WatchedEvent state:SyncConnected type:None path:null
world
cZxid = 0x200000002
ctime = Wed Dec 07 00:08:59 UTC 2016
mZxid = 0x200000002
mtime = Wed Dec 07 00:08:59 UTC 2016
pZxid = 0x200000002
cversion = 0
dataVersion = 0
aclVersion = 0
ephemeralOwner = 0x0
dataLength = 5
numChildren = 0
Use kubectl uncordon
to uncordon the first node.
kubectl uncordon kubernetes-node-pb41
node "kubernetes-node-pb41" uncordoned
zk-1
is rescheduled on this node. Wait until zk-1
is Running and Ready.
kubectl get pods -w -l app=zk
NAME READY STATUS RESTARTS AGE
zk-0 1/1 Running 2 1h
zk-1 1/1 Running 0 1h
zk-2 1/1 Running 0 1h
NAME READY STATUS RESTARTS AGE
zk-0 1/1 Terminating 2 2h
zk-0 0/1 Terminating 2 2h
zk-0 0/1 Terminating 2 2h
zk-0 0/1 Terminating 2 2h
zk-0 0/1 Pending 0 0s
zk-0 0/1 Pending 0 0s
zk-0 0/1 ContainerCreating 0 0s
zk-0 0/1 Running 0 51s
zk-0 1/1 Running 0 1m
zk-1 1/1 Terminating 0 2h
zk-1 0/1 Terminating 0 2h
zk-1 0/1 Terminating 0 2h
zk-1 0/1 Terminating 0 2h
zk-1 0/1 Pending 0 0s
zk-1 0/1 Pending 0 0s
zk-1 0/1 Pending 0 12m
zk-1 0/1 ContainerCreating 0 12m
zk-1 0/1 Running 0 13m
zk-1 1/1 Running 0 13m
Attempt to drain the node on which zk-2
is scheduled.
kubectl drain $(kubectl get pod zk-2 --template {{.spec.nodeName}}) --ignore-daemonsets --force --delete-local-data
The output:
node "kubernetes-node-i4c4" already cordoned
WARNING: Deleting pods not managed by ReplicationController, ReplicaSet, Job, or DaemonSet: fluentd-cloud-logging-kubernetes-node-i4c4, kube-proxy-kubernetes-node-i4c4; Ignoring DaemonSet-managed pods: node-problem-detector-v0.1-dyrog
pod "heapster-v1.2.0-2604621511-wht1r" deleted
pod "zk-2" deleted
node "kubernetes-node-i4c4" drained
This time kubectl drain
succeeds.
Uncordon the second node to allow zk-2
to be rescheduled.
kubectl uncordon kubernetes-node-ixsl
node "kubernetes-node-ixsl" uncordoned
You can use kubectl drain
in conjunction with PodDisruptionBudgets
to ensure that your services remain available during maintenance.

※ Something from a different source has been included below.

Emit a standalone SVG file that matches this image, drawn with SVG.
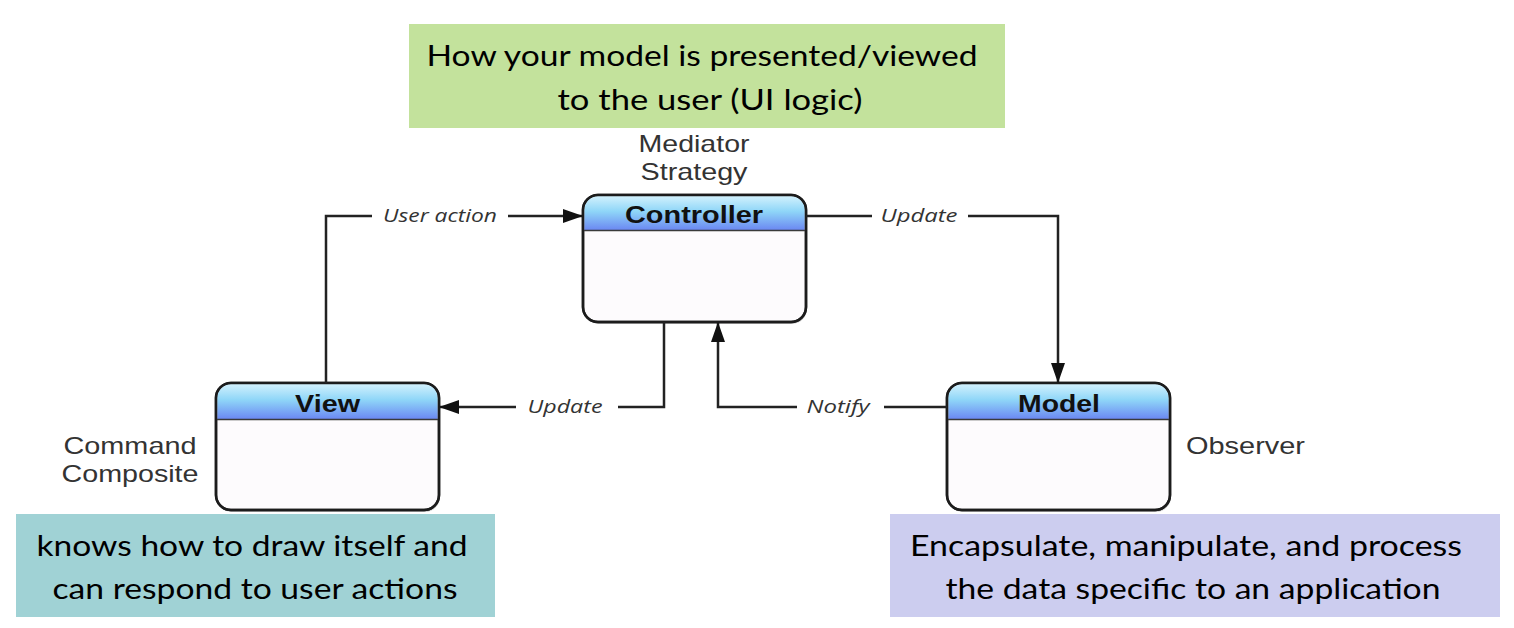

If drain is used to cordon nodes and evict pods prior to taking the node offline for maintenance,
services that express a disruption budget will have that budget respected.
You should always allocate additional capacity for critical services so that their Pods can be immediately rescheduled.
Cleaning up
- Use
kubectl uncordon
to uncordon all the nodes in your cluster. - You must delete the persistent storage media for the PersistentVolumes used in this tutorial. Follow the necessary steps, based on your environment, storage configuration, and provisioning method, to ensure that all storage is reclaimed.